Under rules adopted on 29 October 1983 (Official Journal C 293, p. 1) the enlarged Bureau laid down criteria for the distribution of the reserve (31 % of the appropriations for 1982 and 1983) established by the decision of 12 and 13 October 1982. Those entitled to the funds were members elected or reelected in 1984 and political groupings which, while failing to obtain a seat, had secured more than 5% of the votes cast in the Member State in which they participated in the elections or more than 1% in each of at least three Member States in which they so participated (Article 2). Any party, list or alliance of parties putting up candidates in accordance with national regulations was entitled to reimbursement on the terms laid down in Article 3. However, political groupings wishing to benefit from the 1% clause were to submit a declaration of affiliation, signed by their officers, to the Secretary General of the Parliament no later than 40 days before the election (Article 4).

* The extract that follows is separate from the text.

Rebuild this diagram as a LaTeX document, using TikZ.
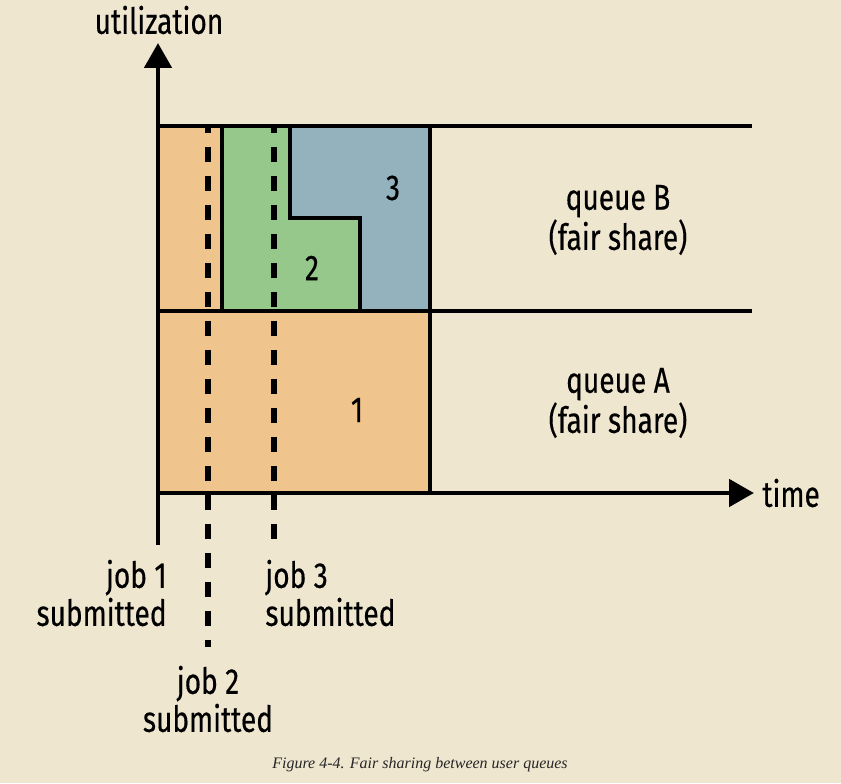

With regard to the payment of the funds, the rules distinguish between parties, lists or alliances represented in the Parliament and those not so represented. With regard to the former, the rules to be applied are essentially those contained in the decision of 12 and 13 October 1982. With regard to the second group, the rules provide that:


requests for reimbursement must be submitted together with supporting documents to the Secretary General of the Parliament within 90 days of the publication of the results of the election;


the period during which expenditure may be considered as expenditure on the 1984 elections was to begin on 1 January 1983 and finish 40 days after the date of the elections;


appropriations set aside for that purpose by the Parliament were to remain under the administration of the Secretary General until their payment;


the criteria applicable to expenditure incurred by the political groups (decision of 12 and 13 Occtober 1982) were also to apply to that incurred by political groupings not represented in the Parliament.

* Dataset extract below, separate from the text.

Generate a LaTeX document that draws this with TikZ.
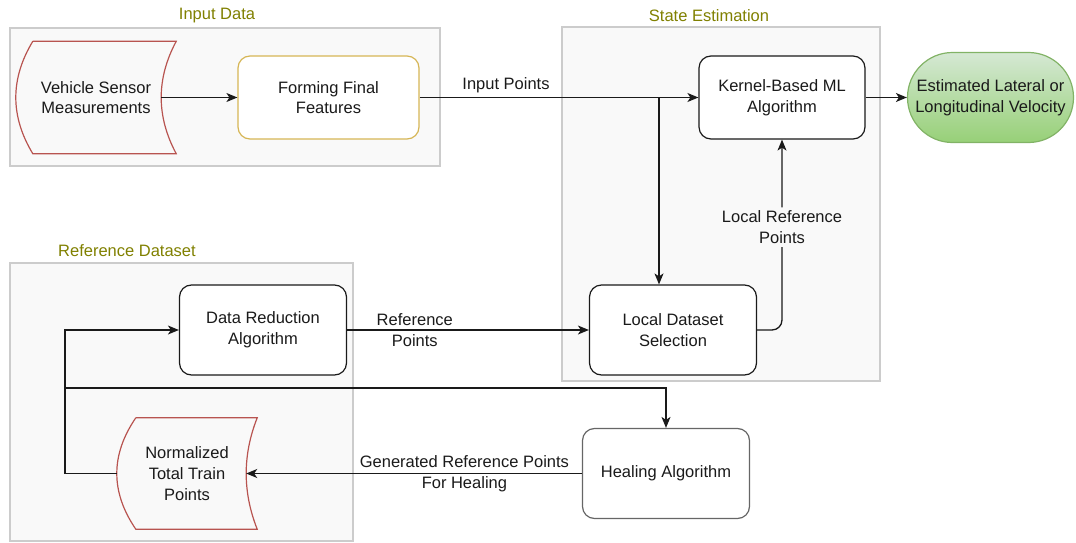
\documentclass[tikz,border=0pt]{standalone}
\usepackage{fontspec}
\setmainfont{Liberation Sans}
\usepackage{tikz}
\usetikzlibrary{arrows.meta, positioning, calc}
\definecolor{myink}{RGB}{26,26,26}
\definecolor{mygrpline}{RGB}{204,204,204}
\definecolor{mygrpfill}{RGB}{249,249,249}
\definecolor{myolive}{RGB}{128,128,0}
\definecolor{myred}{RGB}{184,84,80}
\definecolor{mygold}{RGB}{214,182,86}
\definecolor{mygrey}{RGB}{102,102,102}
\definecolor{mygreenline}{RGB}{130,179,102}
\definecolor{mygreentop}{RGB}{213,232,212}
\definecolor{mygreenbot}{RGB}{151,208,119}
\tikzset{
  base/.style={font=\fontsize{16.5}{20.7}\selectfont, text=myink, align=center},
  group/.style={draw=mygrpline, fill=mygrpfill, line width=1.2pt},
  grouptitle/.style={base, text=myolive},
  procbox/.style={base, rectangle, draw=myink, fill=white, rounded corners=12pt,
    minimum width=167pt, minimum height=90pt, line width=1.2pt},
  featbox/.style={procbox, draw=mygold, minimum width=181pt, minimum height=83pt},
  healbox/.style={procbox, draw=mygrey},
  storebox/.style={base, minimum height=112pt, inner sep=0pt},
  storeline/.style={draw=myred, line width=1.2pt},
  termbox/.style={base, draw=mygreenline, top color=mygreentop, bottom color=mygreenbot,
    rounded corners=45pt, minimum width=166pt, minimum height=90pt, line width=1.2pt},
  arrow/.style={-{Stealth[length=11pt, width=9pt, inset=3pt]}, line width=1.3pt, color=myink},
  edgelbl/.style={base}
}

\begin{document}
\begin{tikzpicture}[x=1pt, y=-1pt]
  \useasboundingbox (0,0) rectangle (1076,543);

  % --- group frames ---
  \draw[group] (10,28) rectangle (440,166);
  \draw[group] (562,27) rectangle (880,381);
  \draw[group] (10,263) rectangle (353,541);
  \node[grouptitle] (tin) at (217,15.5) {Input Data};
  \node[grouptitle] (tstate) at (709,15.5) {State Estimation};
  \node[grouptitle] (tref) at (127,250.5) {Reference Dataset};

  % --- Input Data ---
  \node[storebox, minimum width=160pt] (vsm) at (96,97.5) {Vehicle Sensor\\Measurements};
  \node[featbox] (fff) at (328.5,97.5) {Forming Final\\Features};

  % --- State Estimation ---
  \node[procbox, minimum width=166pt, minimum height=83pt] (kern) at (782,97.5) {Kernel-Based ML\\Algorithm};
  \node[termbox] (vel) at (990.5,97.5) {Estimated Lateral or\\Longitudinal Velocity};
  \node[procbox] (lds) at (673,330) {Local Dataset\\Selection};

  % --- Reference Dataset ---
  \node[procbox] (dra) at (263,330) {Data Reduction\\Algorithm};
  \node[storebox, minimum width=140pt, minimum height=111pt] (nttp) at (187,473.5) {Normalized\\Total Train\\Points};
  \node[healbox] (heal) at (666,473.5) {Healing Algorithm};

  % data storage outlines (bulged left side, hollow right side)
  \foreach \n/\lft/\rgt in {vsm/17/15, nttp/19/11} {
    \draw[storeline] ($(\n.north west)+(\lft,0)$) -- (\n.north east)
      .. controls ($(\n.north east)!1/3!(\n.south east)+(-4*\rgt/3,0)$)
         and ($(\n.south east)!1/3!(\n.north east)+(-4*\rgt/3,0)$) .. (\n.south east)
      -- ($(\n.south west)+(\lft,0)$)
      .. controls ($(\n.south west)!1/3!(\n.north west)+(-\lft/3,0)$)
         and ($(\n.north west)!1/3!(\n.south west)+(-\lft/3,0)$) .. ($(\n.north west)+(\lft,0)$);
  }

  % --- connectors ---
  \coordinate (split) at (659,97.5);
  \coordinate (back) at (65,388);
  \draw[arrow] ($(vsm.east)+(-15,0)$) -- (fff.west);
  \draw[arrow] (fff.east) -- node[edgelbl, above, pos=0.31, yshift=1pt] (lblin) {Input Points} (kern.west);
  \draw[arrow] (split) -- (split |- lds.north);
  \draw[arrow] (kern) -- (vel);
  \draw[arrow, rounded corners=10pt] (lds.east) -| node[edgelbl, fill=mygrpfill, pos=0.77] (lbllocal) {Local Reference\\Points} (kern.south);
  \draw[arrow] (dra) -- node[edgelbl, pos=0.28] (lblref) {Reference\\Points} (lds);
  \draw[arrow] (heal) -- node[edgelbl, pos=0.35] (lblgen) {Generated Reference Points\\For Healing} ($(nttp.east)+(-11,0)$);
  \draw[arrow] (nttp.west) -| (back) |- (dra.west);
  \draw[arrow] (back) -| (heal.north);
\end{tikzpicture}
\end{document}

In conclusion, I would point out that, as can be seen from the Parliament's reply to a question put by the Court, the rules for the implementation of Item 3708, that is to say, the rules of 29 October 1983 and that part of the decision of 12 and 13 October 1982 therein referred to, were in force at the end of September 1984.


Let us now turn our attention to the actions brought by the Ecologists. As the Court will be aware, the Parliament has the power, under Article 18 of the Financial Regulation of 21 December 1977 (Official Journal L 356, p. 1), to implement the sections of the Budget relating to it. Since it considered that by reserving only 31% of the funds for those elected in 1984 the Parliament had used that power to favour the parties already represented in the Parliament, the Ecologists brought six actions before the Court on 19 September 1983, 20 December 1983 and 7 June 1984, received at the Court Registry on 27 September 1983, 28 December 1983 and 18 July 1984 respectively.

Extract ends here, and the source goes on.